The trick is to write something quite ordinary that moves a reader unconsciously, i.e. indirectly. For the story to resonate, Nick’s internal trauma must remain implicit, yet still register with the reader. The more visceral the response, the more powerful the emotion experienced by the reader. Cezanne evoked such emotion in his paintings. His landscapes play with spatial dimensions, a strong foreground foreshadowing an indistinct background. There are direct parallels between the technique and style of Cezanne and that of Hemingway: discrete units and strong foregrounds with a less clear background. ‘Big Two-Hearted River’ adopts this pattern. On one level it is a simple fishing story; however, the reader is somehow moved by the arrangement of the words, the description of the landscape. The outer landscape is a metaphor for the inner feelings of the protagonist Nick:
Nick slipped off his pack and lay down in the shade. He lay on his back and looked up into the pine trees. His neck and back and the small of his back rested as he stretched. The earth felt good against his back. He looked up at the sky, through the branches, and then shut his eyes. He opened them and looked up again. There was a wind high up in the branches. He shut his eyes again and went to sleep.

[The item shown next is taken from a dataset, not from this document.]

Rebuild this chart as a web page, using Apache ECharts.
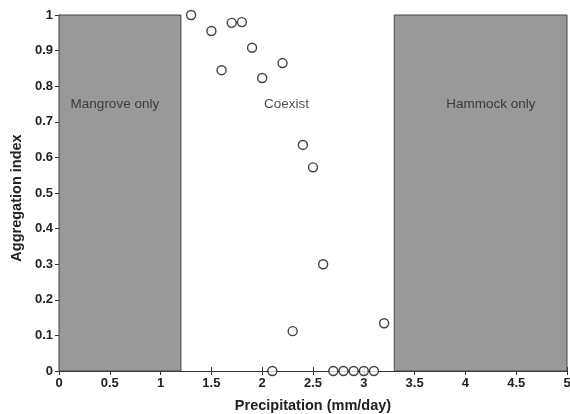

Hemingway was able to turn what appeared to be a simple story, about a young man going on a lone fishing trip, into a voyage through the inner feelings of the character without once explaining those feelings. In ‘Big Two-Hearted River’ a young man is in mental turmoil, and the reader experiences that turmoil almost viscerally.
Many writers have tried, and failed, to copy Hemingway’s seemingly simple prose. But his style and technique came about through a uniquely perfect storm: the fusion of his dyslexia, his visual thinking, the influence of Ezra Pound, and the influence of the works of Cezanne.